Integrate $$ \int\mathrm x{e}^{x^2},\mathrm{d}x $$

Substitution: $$u=x^2$$ -> $$ \frac{du}{dx}=2x$$ -> $$\frac{du}{2}=xdx$$ So $$ \int\mathrm x{e}^{x^2},\mathrm{d}x = \frac{1}{2} \int\mathrm {e}^{u},\mathrm{d}u = \frac{1}{2}{e}^{u}+C = \frac{1}{2}{e}^{x^2}+C $$

Could you explain Newton's three laws of motion without using equations, in layman's terms and in 15 minutes?

The Newton's laws of motion are three physical laws (that is, three "rules" that everything in the Universe follows) that explain the motion of things and define the concept of "force". Newton's first law: "Every body persists in its state of being at rest or of moving uniformly straight forward, except insofar as it is compelled to change its state by force impressed." That is: if a still object never interacts with anything, that object will never start moving.
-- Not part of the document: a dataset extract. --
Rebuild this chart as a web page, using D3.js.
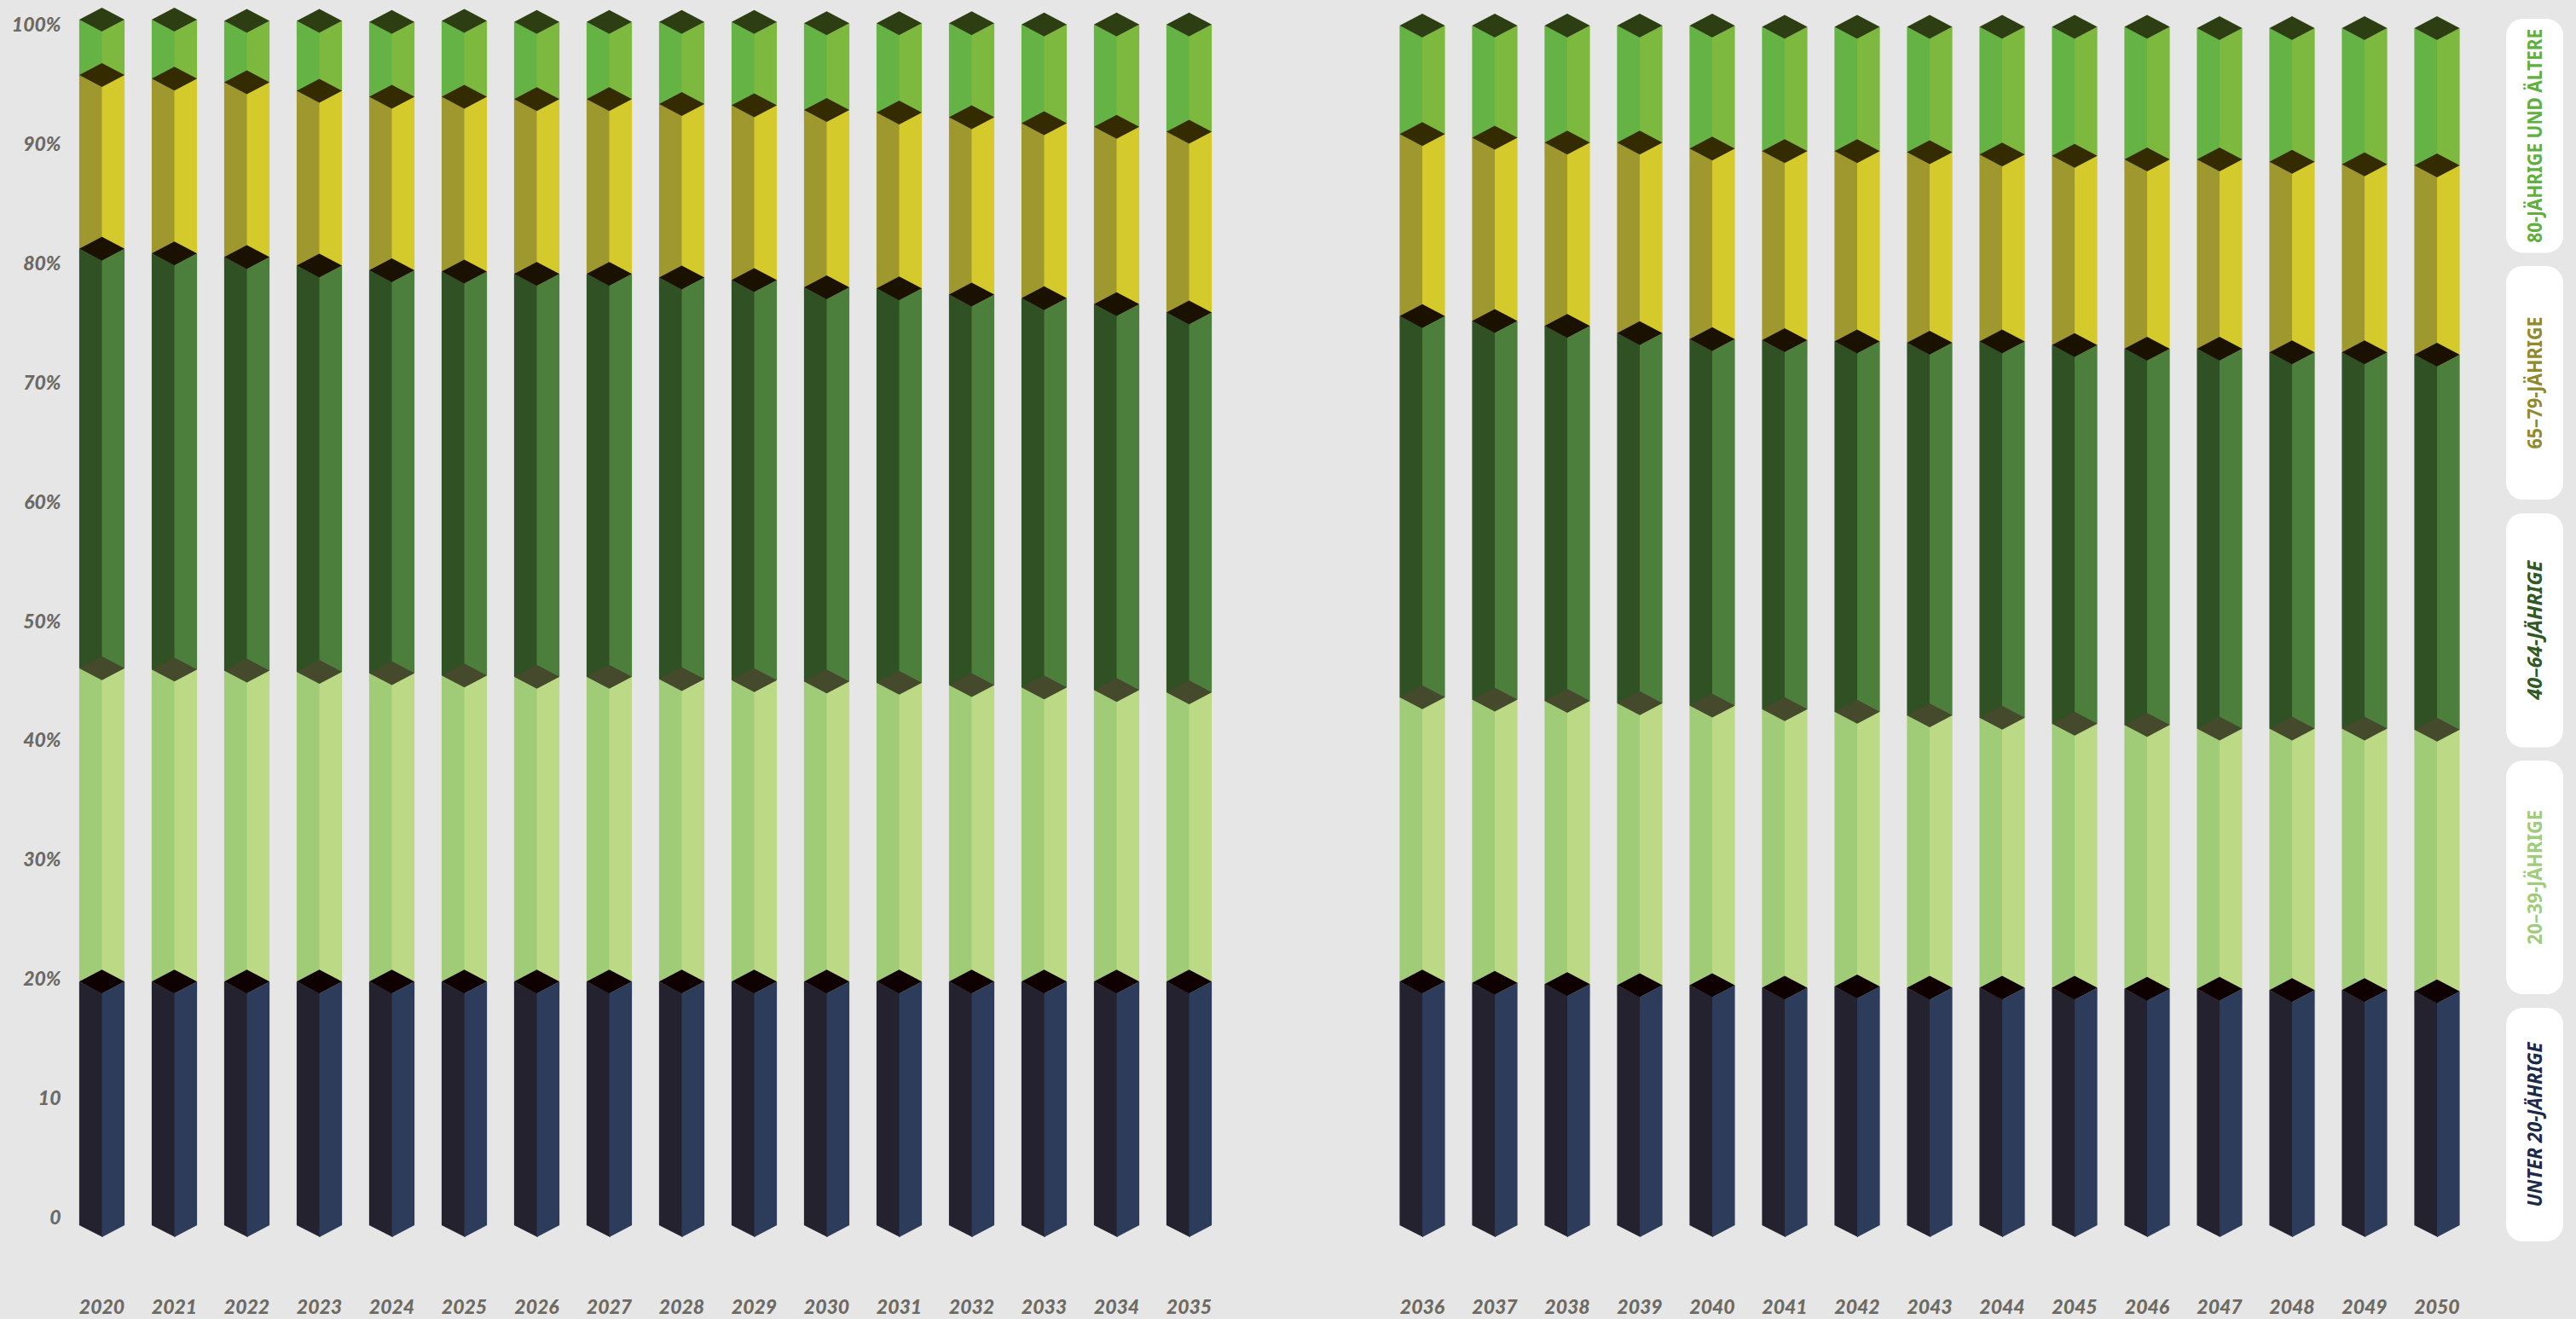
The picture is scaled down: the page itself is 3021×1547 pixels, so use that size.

If an object in motion never interacts with anything, it will move in a straight line and with the exact same velocity forever and ever. If an object changes its velocity, or doesn't move in a straight line, or suddenly stops or starts moving, it is necessarily interacting with something; that is, a "force" is acting upon the object. Newton's second law: "The alteration of motion is ever proportional to the motive force impressed; and is made in the direction of the right line in which that force is impressed." That is: changes in "momentum" (which is simply the mass of an object times its velocity, and what Newton called "motion") are proportional to and happen in the direction of the net force (the sum of all forces) that acts upon the object. We can rewrite Newton's second law as follows: the net force acting upon an object in an instant is equal to the variation of the momentum in that instant (technically speaking, to the time derivative of the momentum). This means that if the mass of the object doesn't change, the net force that acts upon an object is simply its mass times its acceleration. Newton's third law: "To every action there is always opposed an equal reaction: or the mutual actions of two bodies upon each other are always equal, and directed to contrary parts." This one law may look particularly obscure or difficult to understand, but it is not. It simply states that all forces are equal "interactions" between objects. Every force is accompanied by a simultaneous force of equal magnitude and opposite direction, because both objects are part of the same interaction.

What is the difference between a vector and a matrix?

None! Vectors are simply matrices with just one row or one column. You can apply everything you know about matrices to vectors! Be careful, though, not to mistake the functions you use with vectors with those you use with matrices. For example, the dot product is not the same as the matrix product: it is a "special" type of matrix product in which it doesn't matter if the involved vectors are columns or rows: it will always be equivalent to multiplying a row vector with a column vector. Let's see an example. $$\vec{u_{1}}$$ and $$\vec{u_{2}}$$ are two vectors: $$\vec{u_{1}}=\begin{pmatrix}a\\b\end{pmatrix}$$ and $$\vec{u_{2}}=\begin{pmatrix}c\\d\end{pmatrix}$$ The matrix product $$\vec{u_{1}}\vec{u_{2}}=\begin{pmatrix}a\\b\end{pmatrix}\cdot\begin{pmatrix}c\\d\end{pmatrix}$$ does not exist ("it is not defined"), because the number of columns of the first matrix (1) does not match the number of rows of the second matrix (2). However, the dot product $$\vec{u_{1}}\cdot\vec{u_{2}}$$ is $$\vec{u_{1}}\cdot\vec{u_{2}}=\begin{pmatrix}a & b\\\end{pmatrix}\cdot\begin{pmatrix}c\\d\end{pmatrix}=ac+bd$$, which is exactly the matrix product of a one row matrix with a one column matrix. (Note, however, that if $$\vec{u_{2}}=\begin{pmatrix}c & d\\\end{pmatrix}$$, then the matrix product $$\vec{u_{1}}\vec{u_{2}}=\begin{pmatrix}a\\b\end{pmatrix}\cdot\begin{pmatrix}c & d\\\end{pmatrix}=\begin{pmatrix}ac & ad\\bc & bd\end{pmatrix}$$; the matrix product of two vectors can exist and be different from the dot product!).